• **Instructions for the task**: Write the listing below out again exactly, dropping the images.
BEGIN Dataset section
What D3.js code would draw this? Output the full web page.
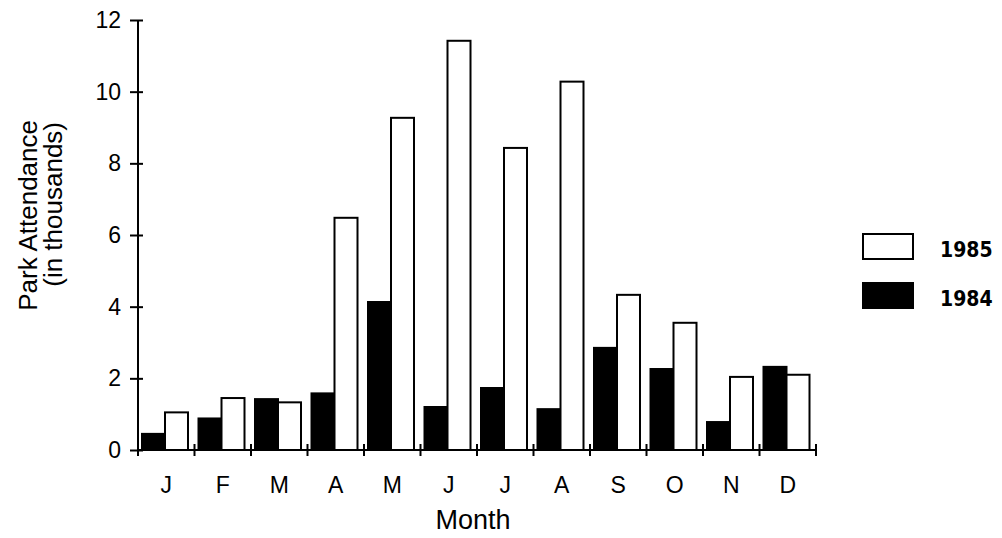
<!DOCTYPE html>
<html>
<head>
<meta charset="utf-8">
<script src="https://cdn.jsdelivr.net/npm/d3@7"></script>
<style>
  body { margin: 0; background: #fff; }
  svg { display: block; }
</style>
</head>
<body>
<div id="chart"></div>
<script>
// Chart data
const months = ['J', 'F', 'M', 'A', 'M', 'J', 'J', 'A', 'S', 'O', 'N', 'D'];
const years = ['1984', '1985'];
const values1984 = [0.45, 0.88, 1.42, 1.58, 4.13, 1.2, 1.73, 1.14, 2.85, 2.26, 0.78, 2.32];
const values1985 = [1.05, 1.45, 1.33, 6.48, 9.27, 11.42, 8.43, 10.28, 4.33, 3.55, 2.04, 2.1];
const yTicks = [0, 2, 4, 6, 8, 10, 12];

const width = 1002, height = 538;
const plotLeft = 138, plotRight = 816, plotTop = 20, plotBottom = 450;
const font = 'Liberation Sans, Arial, sans-serif';

const svg = d3.select('#chart')
    .append('svg')
    .attr('width', width)
    .attr('height', height);

// Scales
const x0 = d3.scaleBand()
    .domain(d3.range(months.length))
    .range([plotLeft, plotRight]);

const x1 = d3.scaleBand()
    .domain(years)
    .range([4, 50]);

const y = d3.scaleLinear()
    .domain([0, 12])
    .range([plotBottom, plotTop]);

const color = { '1984': '#000', '1985': '#fff' };

// Bars
const rows = months.map((m, i) => ({ i, m, v: { '1984': values1984[i], '1985': values1985[i] } }));

const groups = svg.selectAll('.month')
    .data(rows)
    .enter()
    .append('g')
    .attr('class', 'month')
    .attr('transform', d => `translate(${x0(d.i)},0)`);

groups.selectAll('rect')
    .data(d => years.map(yr => ({ yr, v: d.v[yr] })))
    .enter()
    .append('rect')
    .attr('x', d => x1(d.yr))
    .attr('width', x1.bandwidth())
    .attr('y', d => y(d.v))
    .attr('height', d => y(0) - y(d.v))
    .attr('fill', d => color[d.yr])
    .attr('stroke', '#000')
    .attr('stroke-width', 2);

// Y axis
const yAxis = svg.append('g')
    .attr('transform', `translate(${plotLeft},0)`)
    .call(d3.axisLeft(y).tickValues(yTicks).tickSize(8).tickPadding(9));

yAxis.select('.domain').attr('stroke-width', 2).attr('d', `M0,${plotBottom}V${plotTop}`);
yAxis.selectAll('.tick line').attr('x1', 5).attr('x2', -8).attr('stroke-width', 2);
yAxis.selectAll('.tick text')
    .style('font-family', font)
    .style('font-size', '23px')
    .attr('fill', '#000');

// X axis
svg.append('line')
    .attr('x1', plotLeft).attr('x2', plotRight)
    .attr('y1', plotBottom).attr('y2', plotBottom)
    .attr('stroke', '#000')
    .attr('stroke-width', 2);

svg.selectAll('.xtick')
    .data(d3.range(months.length + 1))
    .enter()
    .append('line')
    .attr('class', 'xtick')
    .attr('x1', d => d < months.length ? x0(d) : x0(d - 1) + x0.bandwidth())
    .attr('x2', d => d < months.length ? x0(d) : x0(d - 1) + x0.bandwidth())
    .attr('y1', plotBottom - 6)
    .attr('y2', plotBottom + 6)
    .attr('stroke', '#000')
    .attr('stroke-width', 2);

svg.selectAll('.xlabel')
    .data(rows)
    .enter()
    .append('text')
    .attr('class', 'xlabel')
    .attr('x', d => x0(d.i) + x0.bandwidth() / 2)
    .attr('y', 493)
    .attr('text-anchor', 'middle')
    .style('font-family', font)
    .style('font-size', '23px')
    .text(d => d.m);

// Axis titles
svg.append('text')
    .attr('x', 473)
    .attr('y', 529)
    .attr('text-anchor', 'middle')
    .style('font-family', font)
    .style('font-size', '27px')
    .text('Month');

svg.append('text')
    .attr('transform', 'translate(37,120) rotate(-90)')
    .attr('text-anchor', 'end')
    .style('font-family', font)
    .style('font-size', '26px')
    .text('Park Attendance');

svg.append('text')
    .attr('transform', 'translate(62,122) rotate(-90)')
    .attr('text-anchor', 'end')
    .style('font-family', font)
    .style('font-size', '26px')
    .text('(in thousands)');

// Legend
const legend = svg.append('g')
    .attr('transform', 'translate(863,234)');

const legendItems = ['1985', '1984'];

legend.selectAll('rect')
    .data(legendItems)
    .enter()
    .append('rect')
    .attr('x', 0)
    .attr('y', (d, i) => i * 49)
    .attr('width', 50)
    .attr('height', 25)
    .attr('fill', d => color[d])
    .attr('stroke', '#000')
    .attr('stroke-width', 2);

legend.selectAll('text')
    .data(legendItems)
    .enter()
    .append('text')
    .attr('x', 77)
    .attr('y', (d, i) => i * 49 + 23)
    .style('font-family', 'DejaVu Sans Condensed, DejaVu Sans, sans-serif')
    .style('font-weight', 'bold')
    .style('font-size', '21px')
    .text(d => d);
</script>
</body>
</html>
END Dataset section
• **Expected answer**:
What D3.js code would draw this? Output the full web page.
<!DOCTYPE html>
<html>
<head>
<meta charset="utf-8">
<script src="https://cdn.jsdelivr.net/npm/d3@7"></script>
<style>
  body { margin: 0; background: #fff; }
  svg { display: block; }
</style>
</head>
<body>
<div id="chart"></div>
<script>
// Chart data
const months = ['J', 'F', 'M', 'A', 'M', 'J', 'J', 'A', 'S', 'O', 'N', 'D'];
const years = ['1984', '1985'];
const values1984 = [0.45, 0.88, 1.42, 1.58, 4.13, 1.2, 1.73, 1.14, 2.85, 2.26, 0.78, 2.32];
const values1985 = [1.05, 1.45, 1.33, 6.48, 9.27, 11.42, 8.43, 10.28, 4.33, 3.55, 2.04, 2.1];
const yTicks = [0, 2, 4, 6, 8, 10, 12];

const width = 1002, height = 538;
const plotLeft = 138, plotRight = 816, plotTop = 20, plotBottom = 450;
const font = 'Liberation Sans, Arial, sans-serif';

const svg = d3.select('#chart')
    .append('svg')
    .attr('width', width)
    .attr('height', height);

// Scales
const x0 = d3.scaleBand()
    .domain(d3.range(months.length))
    .range([plotLeft, plotRight]);

const x1 = d3.scaleBand()
    .domain(years)
    .range([4, 50]);

const y = d3.scaleLinear()
    .domain([0, 12])
    .range([plotBottom, plotTop]);

const color = { '1984': '#000', '1985': '#fff' };

// Bars
const rows = months.map((m, i) => ({ i, m, v: { '1984': values1984[i], '1985': values1985[i] } }));

const groups = svg.selectAll('.month')
    .data(rows)
    .enter()
    .append('g')
    .attr('class', 'month')
    .attr('transform', d => `translate(${x0(d.i)},0)`);

groups.selectAll('rect')
    .data(d => years.map(yr => ({ yr, v: d.v[yr] })))
    .enter()
    .append('rect')
    .attr('x', d => x1(d.yr))
    .attr('width', x1.bandwidth())
    .attr('y', d => y(d.v))
    .attr('height', d => y(0) - y(d.v))
    .attr('fill', d => color[d.yr])
    .attr('stroke', '#000')
    .attr('stroke-width', 2);

// Y axis
const yAxis = svg.append('g')
    .attr('transform', `translate(${plotLeft},0)`)
    .call(d3.axisLeft(y).tickValues(yTicks).tickSize(8).tickPadding(9));

yAxis.select('.domain').attr('stroke-width', 2).attr('d', `M0,${plotBottom}V${plotTop}`);
yAxis.selectAll('.tick line').attr('x1', 5).attr('x2', -8).attr('stroke-width', 2);
yAxis.selectAll('.tick text')
    .style('font-family', font)
    .style('font-size', '23px')
    .attr('fill', '#000');

// X axis
svg.append('line')
    .attr('x1', plotLeft).attr('x2', plotRight)
    .attr('y1', plotBottom).attr('y2', plotBottom)
    .attr('stroke', '#000')
    .attr('stroke-width', 2);

svg.selectAll('.xtick')
    .data(d3.range(months.length + 1))
    .enter()
    .append('line')
    .attr('class', 'xtick')
    .attr('x1', d => d < months.length ? x0(d) : x0(d - 1) + x0.bandwidth())
    .attr('x2', d => d < months.length ? x0(d) : x0(d - 1) + x0.bandwidth())
    .attr('y1', plotBottom - 6)
    .attr('y2', plotBottom + 6)
    .attr('stroke', '#000')
    .attr('stroke-width', 2);

svg.selectAll('.xlabel')
    .data(rows)
    .enter()
    .append('text')
    .attr('class', 'xlabel')
    .attr('x', d => x0(d.i) + x0.bandwidth() / 2)
    .attr('y', 493)
    .attr('text-anchor', 'middle')
    .style('font-family', font)
    .style('font-size', '23px')
    .text(d => d.m);

// Axis titles
svg.append('text')
    .attr('x', 473)
    .attr('y', 529)
    .attr('text-anchor', 'middle')
    .style('font-family', font)
    .style('font-size', '27px')
    .text('Month');

svg.append('text')
    .attr('transform', 'translate(37,120) rotate(-90)')
    .attr('text-anchor', 'end')
    .style('font-family', font)
    .style('font-size', '26px')
    .text('Park Attendance');

svg.append('text')
    .attr('transform', 'translate(62,122) rotate(-90)')
    .attr('text-anchor', 'end')
    .style('font-family', font)
    .style('font-size', '26px')
    .text('(in thousands)');

// Legend
const legend = svg.append('g')
    .attr('transform', 'translate(863,234)');

const legendItems = ['1985', '1984'];

legend.selectAll('rect')
    .data(legendItems)
    .enter()
    .append('rect')
    .attr('x', 0)
    .attr('y', (d, i) => i * 49)
    .attr('width', 50)
    .attr('height', 25)
    .attr('fill', d => color[d])
    .attr('stroke', '#000')
    .attr('stroke-width', 2);

legend.selectAll('text')
    .data(legendItems)
    .enter()
    .append('text')
    .attr('x', 77)
    .attr('y', (d, i) => i * 49 + 23)
    .style('font-family', 'DejaVu Sans Condensed, DejaVu Sans, sans-serif')
    .style('font-weight', 'bold')
    .style('font-size', '21px')
    .text(d => d);
</script>
</body>
</html>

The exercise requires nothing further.